General characteristics
- Class & type: LCI(L)-351-class large landing craft
- Displacement: 216 t.(light), 234 t.(landing), 389 t.(loaded)
- Length: 158 ft 5.5 in (48.298 m)
- Beam: 23 ft 3 in (7.09 m)
- Draft: Light, 3 ft 1.5 in (0.953 m) mean; Landing, 2 ft 8 in (0.81 m) fwd, 4 ft 10 in (1.47 m) aft; Loaded, 5 ft 4 in (1.63 m) fwd, 5 ft 11 in (1.80 m) aft;
- Propulsion: 2 sets of 4 General Motors diesels, 4 per shaft, BHP 1,600, twin variable pitch propellers
- Speed: 16 knots (30 km/h) (max.); 14 knots (26 km/h) maximum continuous;
- Endurance: 4,000 miles at 12 knots, loaded, 500 miles at 15 knots; and 110 tons of fuel
- Capacity: 75 tons cargo
- Troops: 6 Officers, 182 Enlisted
- Complement: 3 officers, 21 enlisted
- Armament: 4 × 20 mm AA guns; 2 × .50" machine guns;
- Armor: 2" plastic splinter protection on gun turrets, conning tower, and pilot house

= USS LCI(L)-339 =

USS LCI(L)-339 was an amphibious assault ship (Landing Craft Infantry – Large), commissioned in 1942 by the United States Coast Guard.
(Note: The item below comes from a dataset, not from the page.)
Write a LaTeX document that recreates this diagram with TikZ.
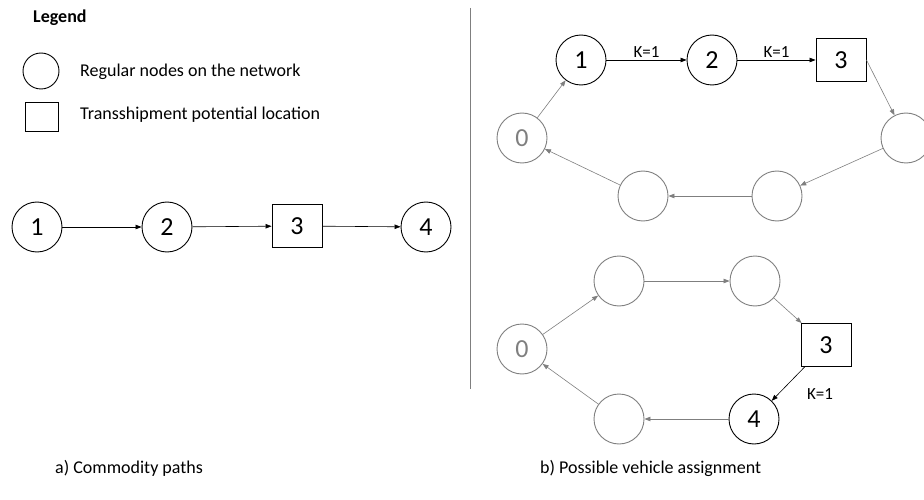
\documentclass[tikz,border=0pt]{standalone}
\usepackage{fontspec}
\setmainfont{Carlito}
\usetikzlibrary{arrows.meta}
\definecolor{dim}{HTML}{7F7F7F}
\tikzset{
  rnode/.style={circle, draw=black, line width=0.9pt, minimum size=50pt, inner sep=0pt, font=\fontsize{26}{26}\selectfont},
  tnode/.style={rectangle, draw=black, line width=0.9pt, minimum width=50pt, minimum height=43pt, inner sep=0pt, font=\fontsize{26}{26}\selectfont},
  gnode/.style={rnode, draw=dim, text=dim},
  flow/.style={draw=black, line width=0.6pt, -{Triangle[length=6pt,width=4.5pt]}},
  gflow/.style={draw=dim, line width=0.6pt, -{Triangle[length=6pt,width=4.5pt]}},
  txt/.style={font=\fontsize{18}{18}\selectfont, inner sep=0pt, anchor=west},
  klabel/.style={font=\fontsize{17}{17}\selectfont, inner sep=1pt}
}
\begin{document}
\begin{tikzpicture}[x=1pt,y=-1pt]
\useasboundingbox (0,0) rectangle (924,500);

% legend
\node[txt, font=\fontsize{18}{18}\selectfont\bfseries] (legtitle) at (33,18) {Legend};
\node[circle, draw=black, line width=0.9pt, minimum size=36pt, inner sep=0pt] (legc) at (41,71) {};
\node[txt] (legct) at (80,72) {Regular nodes on the network};
\node[rectangle, draw=black, line width=0.9pt, minimum width=33pt, minimum height=29pt, inner sep=0pt] (legs) at (42,117) {};
\node[txt] (legst) at (80,115) {Transshipment potential location};

% a) commodity path
\node[rnode] (a1) at (37,227) {1};
\node[rnode] (a2) at (167,227) {2};
\node[tnode] (a3) at (297,226) {3};
\node[rnode] (a4) at (426,227) {4};
\draw[flow] (a1) -- (a2);
\draw[flow] (a2) -- (a3);
\draw[flow] (a3) -- (a4);

% divider
\coordinate (dtop) at (470,8);
\coordinate (dbot) at (470,389);
\draw[dim, line width=0.8pt] (dtop) -- (dbot);

% b) upper vehicle route
\node[gnode] (u0) at (522,138) {0};
\node[rnode] (u1) at (581,60) {1};
\node[rnode] (u2) at (712,60) {2};
\node[tnode] (u3) at (841,60) {3};
\node[gnode] (ur) at (906,138) {};
\node[gnode] (ubr) at (777,196) {};
\node[gnode] (ubl) at (643,196) {};
\draw[gflow] (u0) -- (u1);
\draw[flow] (u1) -- node[klabel, above=1pt] (k1) {K=1} (u2);
\draw[flow] (u2) -- node[klabel, above=1pt] (k2) {K=1} (u3);
\draw[gflow] (u3.east) -- (ur);
\draw[gflow] (ur) -- (ubr);
\draw[gflow] (ubr) -- (ubl);
\draw[gflow] (ubl) -- (u0);

% b) lower vehicle route
\node[gnode] (l0) at (522,349) {0};
\node[gnode] (ltl) at (619,281) {};
\node[gnode] (ltr) at (755,281) {};
\node[tnode] (l3) at (826,345) {3};
\node[rnode] (l4) at (754,419) {4};
\node[gnode] (lbl) at (619,419) {};
\draw[gflow] (l0) -- (ltl);
\draw[gflow] (ltl) -- (ltr);
\draw[gflow] (ltr) -- (l3);
\draw[flow] (l3) -- (l4);
\node[klabel] (k3) at (820,394) {K=1};
\draw[gflow] (l4) -- (lbl);
\draw[gflow] (lbl) -- (l0);

% captions
\node[txt] (capa) at (55,468) {a) Commodity paths};
\node[txt] (capb) at (540,468) {b) Possible vehicle assignment};
\end{tikzpicture}
\end{document}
She participated in the Australian Army's 9th Division's landing at Lae on 4 September 1943, where she was abandoned after being hit during a Japanese air attack. The bomb exploded on the deck forward of the bridge, killing Lieutenant Colonel R. E. Wall, the commander of the 2/23rd Battalion and 6 others, and wounding 28. Her hulk was beached, until sometime later, when her hull was towed off the beach and cast adrift, becoming a wreck on a nearby reef.